▶ [DATA SHOWN]:

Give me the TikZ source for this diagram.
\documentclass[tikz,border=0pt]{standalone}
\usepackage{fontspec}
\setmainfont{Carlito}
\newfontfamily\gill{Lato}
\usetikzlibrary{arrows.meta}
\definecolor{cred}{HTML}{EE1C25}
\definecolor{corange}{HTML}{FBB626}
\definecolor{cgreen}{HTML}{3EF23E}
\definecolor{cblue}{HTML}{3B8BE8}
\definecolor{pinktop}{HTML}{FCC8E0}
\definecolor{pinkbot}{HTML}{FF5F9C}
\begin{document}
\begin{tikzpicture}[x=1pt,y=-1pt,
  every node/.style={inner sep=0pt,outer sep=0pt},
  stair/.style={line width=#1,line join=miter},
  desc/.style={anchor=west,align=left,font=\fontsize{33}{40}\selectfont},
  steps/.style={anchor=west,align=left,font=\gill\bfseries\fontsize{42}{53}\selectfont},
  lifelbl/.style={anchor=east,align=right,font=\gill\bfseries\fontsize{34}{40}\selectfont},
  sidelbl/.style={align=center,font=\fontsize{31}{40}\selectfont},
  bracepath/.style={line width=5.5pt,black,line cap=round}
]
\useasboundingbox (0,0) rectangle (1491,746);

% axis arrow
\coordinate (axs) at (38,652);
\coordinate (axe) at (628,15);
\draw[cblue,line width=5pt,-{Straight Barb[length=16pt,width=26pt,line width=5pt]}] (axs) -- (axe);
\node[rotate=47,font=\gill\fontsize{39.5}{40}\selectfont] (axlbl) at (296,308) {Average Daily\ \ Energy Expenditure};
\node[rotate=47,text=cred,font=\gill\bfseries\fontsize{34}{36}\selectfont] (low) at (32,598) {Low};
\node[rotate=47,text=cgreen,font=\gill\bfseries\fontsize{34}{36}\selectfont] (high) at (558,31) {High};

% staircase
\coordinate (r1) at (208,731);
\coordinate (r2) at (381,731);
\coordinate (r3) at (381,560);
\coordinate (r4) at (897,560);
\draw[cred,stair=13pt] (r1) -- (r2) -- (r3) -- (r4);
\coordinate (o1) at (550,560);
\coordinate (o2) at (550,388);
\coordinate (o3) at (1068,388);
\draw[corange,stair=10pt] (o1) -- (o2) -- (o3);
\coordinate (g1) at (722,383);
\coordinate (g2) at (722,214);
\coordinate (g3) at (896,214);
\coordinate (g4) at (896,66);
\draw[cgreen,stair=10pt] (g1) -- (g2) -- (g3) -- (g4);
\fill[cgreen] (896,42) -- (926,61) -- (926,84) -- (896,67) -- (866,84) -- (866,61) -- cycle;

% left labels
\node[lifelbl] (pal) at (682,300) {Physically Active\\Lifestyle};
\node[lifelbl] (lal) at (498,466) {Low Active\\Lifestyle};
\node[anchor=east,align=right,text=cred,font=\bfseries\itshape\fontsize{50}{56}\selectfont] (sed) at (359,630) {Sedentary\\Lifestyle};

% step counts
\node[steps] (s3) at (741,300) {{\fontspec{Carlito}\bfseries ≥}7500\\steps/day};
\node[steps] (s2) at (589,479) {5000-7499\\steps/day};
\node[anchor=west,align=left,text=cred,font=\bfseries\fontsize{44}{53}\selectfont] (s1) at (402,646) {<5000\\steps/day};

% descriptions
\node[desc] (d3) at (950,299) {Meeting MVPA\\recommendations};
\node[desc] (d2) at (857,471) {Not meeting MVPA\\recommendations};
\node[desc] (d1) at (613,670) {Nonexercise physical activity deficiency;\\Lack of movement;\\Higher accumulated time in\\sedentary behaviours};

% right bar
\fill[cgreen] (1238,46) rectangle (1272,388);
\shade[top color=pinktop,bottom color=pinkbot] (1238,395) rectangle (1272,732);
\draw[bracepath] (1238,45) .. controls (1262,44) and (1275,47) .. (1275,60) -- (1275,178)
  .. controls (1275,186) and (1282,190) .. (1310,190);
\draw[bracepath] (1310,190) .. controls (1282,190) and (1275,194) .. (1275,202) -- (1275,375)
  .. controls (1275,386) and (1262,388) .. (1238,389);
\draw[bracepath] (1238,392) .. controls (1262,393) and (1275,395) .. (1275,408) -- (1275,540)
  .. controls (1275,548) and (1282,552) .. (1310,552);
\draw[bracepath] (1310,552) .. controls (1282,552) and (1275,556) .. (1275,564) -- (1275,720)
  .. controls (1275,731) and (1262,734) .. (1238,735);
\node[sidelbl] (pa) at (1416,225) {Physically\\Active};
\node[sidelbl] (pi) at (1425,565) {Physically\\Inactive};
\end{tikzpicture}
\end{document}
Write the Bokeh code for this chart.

▶ [EXERCISE PROMPT]: Quote, word for word, every line from the top of the entries through the line that holds "(0,0) rectangle (1491,746);".

▶ [FINISHED ANSWER]:
Give me the TikZ source for this diagram.
\documentclass[tikz,border=0pt]{standalone}
\usepackage{fontspec}
\setmainfont{Carlito}
\newfontfamily\gill{Lato}
\usetikzlibrary{arrows.meta}
\definecolor{cred}{HTML}{EE1C25}
\definecolor{corange}{HTML}{FBB626}
\definecolor{cgreen}{HTML}{3EF23E}
\definecolor{cblue}{HTML}{3B8BE8}
\definecolor{pinktop}{HTML}{FCC8E0}
\definecolor{pinkbot}{HTML}{FF5F9C}
\begin{document}
\begin{tikzpicture}[x=1pt,y=-1pt,
  every node/.style={inner sep=0pt,outer sep=0pt},
  stair/.style={line width=#1,line join=miter},
  desc/.style={anchor=west,align=left,font=\fontsize{33}{40}\selectfont},
  steps/.style={anchor=west,align=left,font=\gill\bfseries\fontsize{42}{53}\selectfont},
  lifelbl/.style={anchor=east,align=right,font=\gill\bfseries\fontsize{34}{40}\selectfont},
  sidelbl/.style={align=center,font=\fontsize{31}{40}\selectfont},
  bracepath/.style={line width=5.5pt,black,line cap=round}
]
\useasboundingbox (0,0) rectangle (1491,746);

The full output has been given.